## [Exercise]
Copy out each line exactly; pictures stay out of the copy.

## [Data section]
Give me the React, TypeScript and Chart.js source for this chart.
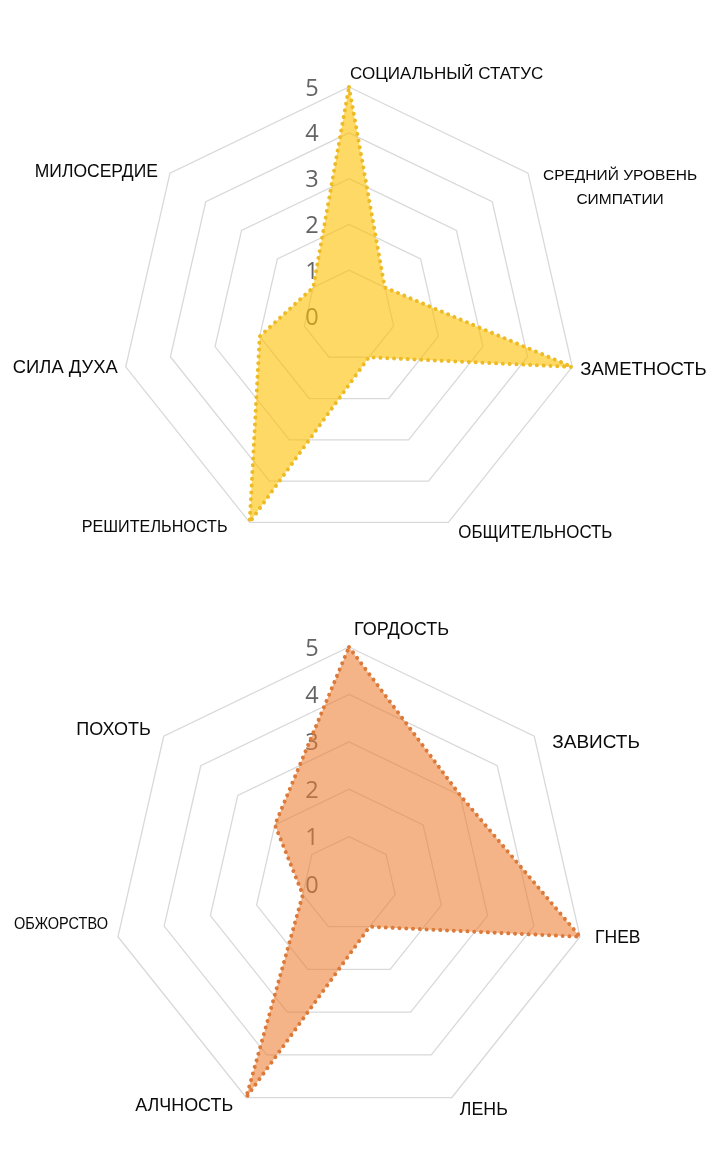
import { useEffect, useRef } from "react";
import { Chart, registerables } from "chart.js";
import type { Plugin } from "chart.js";

Chart.register(...registerables);

// --- data ---
const virtueLabels: (string | string[])[] = [
  "СОЦИАЛЬНЫЙ СТАТУС",
  ["СРЕДНИЙ УРОВЕНЬ", "СИМПАТИИ"],
  "ЗАМЕТНОСТЬ",
  "ОБЩИТЕЛЬНОСТЬ",
  "РЕШИТЕЛЬНОСТЬ",
  "СИЛА ДУХА",
  "МИЛОСЕРДИЕ",
];
const virtueValues = [5, 1, 5, 1, 5, 2, 1];

const sinLabels: (string | string[])[] = [
  "ГОРДОСТЬ",
  "ЗАВИСТЬ",
  "ГНЕВ",
  "ЛЕНЬ",
  "АЛЧНОСТЬ",
  "ОБЖОРСТВО",
  "ПОХОТЬ",
];
const sinValues = [5, 3, 5, 1, 5, 1, 2];

const scaleMin = 0;
const scaleMax = 5;
const scaleStep = 1;

// --- label layout (offsets from the outer vertex, text middle) ---
interface LabelStyle {
  align: CanvasTextAlign;
  dx: number;
  dy: number;
  size: number;
  width: number;
  lineHeight?: number;
}

const virtueLabelStyles: LabelStyle[] = [
  { align: "left", dx: 1, dy: -13, size: 17, width: 196 },
  { align: "center", dx: 92, dy: 2, size: 15.5, width: 158, lineHeight: 24 },
  { align: "left", dx: 8, dy: 3, size: 18.5, width: 128 },
  { align: "left", dx: 10, dy: 11, size: 18, width: 154 },
  { align: "right", dx: -22, dy: 5, size: 17, width: 146 },
  { align: "right", dx: -8, dy: 1, size: 18.5, width: 105 },
  { align: "right", dx: -12, dy: -1, size: 17.5, width: 126 },
];

const sinLabelStyles: LabelStyle[] = [
  { align: "left", dx: 5, dy: -17, size: 18, width: 98 },
  { align: "left", dx: 18, dy: 7, size: 19, width: 88 },
  { align: "left", dx: 15, dy: 1, size: 17.5, width: 46 },
  { align: "left", dx: 8, dy: 13, size: 18, width: 48 },
  { align: "right", dx: -13, dy: 9, size: 18, width: 98 },
  { align: "right", dx: -10, dy: -12, size: 16, width: 94 },
  { align: "right", dx: -13, dy: -6, size: 18, width: 75 },
];

function makeTextPlugin(labelStyles: LabelStyle[]): Plugin<"radar"> {
  return {
    id: "radarText",
    // tick numbers sit under the translucent fill
    beforeDatasetsDraw(chart) {
      const scale: any = chart.scales.r;
      const ctx = chart.ctx;
      ctx.save();
      ctx.font = '23.5px "Open Sans", sans-serif';
      ctx.fillStyle = "#646464";
      ctx.textAlign = "center";
      ctx.textBaseline = "middle";
      scale.ticks.forEach((t: { value: number }) => {
        const d = scale.getDistanceFromCenterForValue(t.value);
        ctx.fillText(String(t.value), scale.xCenter - 37, scale.yCenter - d + 2);
      });
      ctx.restore();
    },
    afterDraw(chart) {
      const scale: any = chart.scales.r;
      const ctx = chart.ctx;
      const labels = chart.data.labels as (string | string[])[];
      ctx.save();
      ctx.fillStyle = "#0a0a0a";
      ctx.textBaseline = "middle";
      labels.forEach((lab, i) => {
        const st = labelStyles[i];
        const p = scale.getPointPosition(i, scale.drawingArea);
        const lines = Array.isArray(lab) ? lab : [lab];
        ctx.font = `${st.size}px "Liberation Sans", Arial, sans-serif`;
        ctx.textAlign = st.align;
        lines.forEach((line, k) => {
          ctx.fillText(line, p.x + st.dx, p.y + st.dy + k * (st.lineHeight ?? 0), st.width);
        });
      });
      ctx.restore();
    },
  };
}

interface PanelProps {
  labels: (string | string[])[];
  values: number[];
  fill: string;
  border: string;
  height: number;
  padding: { left: number; right: number; top: number; bottom: number };
  labelStyles: LabelStyle[];
}

function RadarPanel({ labels, values, fill, border, height, padding, labelStyles }: PanelProps) {
  const canvasRef = useRef<HTMLCanvasElement>(null);

  useEffect(() => {
    if (!canvasRef.current) return;
    const chart = new Chart(canvasRef.current, {
      type: "radar",
      data: {
        labels,
        datasets: [
          {
            data: values,
            backgroundColor: fill,
            borderColor: border,
            borderWidth: 4,
            borderDash: [0.01, 6.8],
            borderCapStyle: "round",
            borderJoinStyle: "round",
            pointRadius: 0,
            pointHoverRadius: 0,
            fill: true,
            tension: 0,
          },
        ],
      },
      options: {
        responsive: false,
        animation: false,
        layout: { padding },
        plugins: {
          legend: { display: false },
          tooltip: { enabled: false },
        },
        scales: {
          r: {
            min: scaleMin,
            max: scaleMax,
            beginAtZero: true,
            ticks: { stepSize: scaleStep, display: false },
            grid: { circular: false, color: "#D9D9D9", lineWidth: 1.3 },
            angleLines: { display: false },
            pointLabels: { display: false },
          },
        },
      },
      plugins: [makeTextPlugin(labelStyles)],
    });
    return () => {
      chart.destroy();
    };
  }, []);

  return <canvas ref={canvasRef} width={720} height={height} style={{ display: "block" }} />;
}

export default function App() {
  useEffect(() => {
    document.body.style.margin = "0";
    document.body.style.background = "#ffffff";
  }, []);

  return (
    <div style={{ width: 720, background: "#ffffff" }}>
      <RadarPanel
        labels={virtueLabels}
        values={virtueValues}
        fill="rgba(255, 192, 0, 0.6)"
        border="#EDBB25"
        height={580}
        padding={{ left: 120, right: 142, top: 87, bottom: 35 }}
        labelStyles={virtueLabelStyles}
      />
      <RadarPanel
        labels={sinLabels}
        values={sinValues}
        fill="rgba(237, 125, 49, 0.58)"
        border="#DB7A3A"
        height={579}
        padding={{ left: 112, right: 134, top: 67, bottom: 38 }}
        labelStyles={sinLabelStyles}
      />
    </div>
  );
}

## [Solution below]
Give me the React, TypeScript and Chart.js source for this chart.
import { useEffect, useRef } from "react";
import { Chart, registerables } from "chart.js";
import type { Plugin } from "chart.js";

Chart.register(...registerables);

// --- data ---
const virtueLabels: (string | string[])[] = [
  "СОЦИАЛЬНЫЙ СТАТУС",
  ["СРЕДНИЙ УРОВЕНЬ", "СИМПАТИИ"],
  "ЗАМЕТНОСТЬ",
  "ОБЩИТЕЛЬНОСТЬ",
  "РЕШИТЕЛЬНОСТЬ",
  "СИЛА ДУХА",
  "МИЛОСЕРДИЕ",
];
const virtueValues = [5, 1, 5, 1, 5, 2, 1];

const sinLabels: (string | string[])[] = [
  "ГОРДОСТЬ",
  "ЗАВИСТЬ",
  "ГНЕВ",
  "ЛЕНЬ",
  "АЛЧНОСТЬ",
  "ОБЖОРСТВО",
  "ПОХОТЬ",
];
const sinValues = [5, 3, 5, 1, 5, 1, 2];

const scaleMin = 0;
const scaleMax = 5;
const scaleStep = 1;

// --- label layout (offsets from the outer vertex, text middle) ---
interface LabelStyle {
  align: CanvasTextAlign;
  dx: number;
  dy: number;
  size: number;
  width: number;
  lineHeight?: number;
}

const virtueLabelStyles: LabelStyle[] = [
  { align: "left", dx: 1, dy: -13, size: 17, width: 196 },
  { align: "center", dx: 92, dy: 2, size: 15.5, width: 158, lineHeight: 24 },
  { align: "left", dx: 8, dy: 3, size: 18.5, width: 128 },
  { align: "left", dx: 10, dy: 11, size: 18, width: 154 },
  { align: "right", dx: -22, dy: 5, size: 17, width: 146 },
  { align: "right", dx: -8, dy: 1, size: 18.5, width: 105 },
  { align: "right", dx: -12, dy: -1, size: 17.5, width: 126 },
];

const sinLabelStyles: LabelStyle[] = [
  { align: "left", dx: 5, dy: -17, size: 18, width: 98 },
  { align: "left", dx: 18, dy: 7, size: 19, width: 88 },
  { align: "left", dx: 15, dy: 1, size: 17.5, width: 46 },
  { align: "left", dx: 8, dy: 13, size: 18, width: 48 },
  { align: "right", dx: -13, dy: 9, size: 18, width: 98 },
  { align: "right", dx: -10, dy: -12, size: 16, width: 94 },
  { align: "right", dx: -13, dy: -6, size: 18, width: 75 },
];

function makeTextPlugin(labelStyles: LabelStyle[]): Plugin<"radar"> {
  return {
    id: "radarText",
    // tick numbers sit under the translucent fill
    beforeDatasetsDraw(chart) {
      const scale: any = chart.scales.r;
      const ctx = chart.ctx;
      ctx.save();
      ctx.font = '23.5px "Open Sans", sans-serif';
      ctx.fillStyle = "#646464";
      ctx.textAlign = "center";
      ctx.textBaseline = "middle";
      scale.ticks.forEach((t: { value: number }) => {
        const d = scale.getDistanceFromCenterForValue(t.value);
        ctx.fillText(String(t.value), scale.xCenter - 37, scale.yCenter - d + 2);
      });
      ctx.restore();
    },
    afterDraw(chart) {
      const scale: any = chart.scales.r;
      const ctx = chart.ctx;
      const labels = chart.data.labels as (string | string[])[];
      ctx.save();
      ctx.fillStyle = "#0a0a0a";
      ctx.textBaseline = "middle";
      labels.forEach((lab, i) => {
        const st = labelStyles[i];
        const p = scale.getPointPosition(i, scale.drawingArea);
        const lines = Array.isArray(lab) ? lab : [lab];
        ctx.font = `${st.size}px "Liberation Sans", Arial, sans-serif`;
        ctx.textAlign = st.align;
        lines.forEach((line, k) => {
          ctx.fillText(line, p.x + st.dx, p.y + st.dy + k * (st.lineHeight ?? 0), st.width);
        });
      });
      ctx.restore();
    },
  };
}

interface PanelProps {
  labels: (string | string[])[];
  values: number[];
  fill: string;
  border: string;
  height: number;
  padding: { left: number; right: number; top: number; bottom: number };
  labelStyles: LabelStyle[];
}

function RadarPanel({ labels, values, fill, border, height, padding, labelStyles }: PanelProps) {
  const canvasRef = useRef<HTMLCanvasElement>(null);

  useEffect(() => {
    if (!canvasRef.current) return;
    const chart = new Chart(canvasRef.current, {
      type: "radar",
      data: {
        labels,
        datasets: [
          {
            data: values,
            backgroundColor: fill,
            borderColor: border,
            borderWidth: 4,
            borderDash: [0.01, 6.8],
            borderCapStyle: "round",
            borderJoinStyle: "round",
            pointRadius: 0,
            pointHoverRadius: 0,
            fill: true,
            tension: 0,
          },
        ],
      },
      options: {
        responsive: false,
        animation: false,
        layout: { padding },
        plugins: {
          legend: { display: false },
          tooltip: { enabled: false },
        },
        scales: {
          r: {
            min: scaleMin,
            max: scaleMax,
            beginAtZero: true,
            ticks: { stepSize: scaleStep, display: false },
            grid: { circular: false, color: "#D9D9D9", lineWidth: 1.3 },
            angleLines: { display: false },
            pointLabels: { display: false },
          },
        },
      },
      plugins: [makeTextPlugin(labelStyles)],
    });
    return () => {
      chart.destroy();
    };
  }, []);

  return <canvas ref={canvasRef} width={720} height={height} style={{ display: "block" }} />;
}

export default function App() {
  useEffect(() => {
    document.body.style.margin = "0";
    document.body.style.background = "#ffffff";
  }, []);

  return (
    <div style={{ width: 720, background: "#ffffff" }}>
      <RadarPanel
        labels={virtueLabels}
        values={virtueValues}
        fill="rgba(255, 192, 0, 0.6)"
        border="#EDBB25"
        height={580}
        padding={{ left: 120, right: 142, top: 87, bottom: 35 }}
        labelStyles={virtueLabelStyles}
      />
      <RadarPanel
        labels={sinLabels}
        values={sinValues}
        fill="rgba(237, 125, 49, 0.58)"
        border="#DB7A3A"
        height={579}
        padding={{ left: 112, right: 134, top: 67, bottom: 38 }}
        labelStyles={sinLabelStyles}
      />
    </div>
  );
}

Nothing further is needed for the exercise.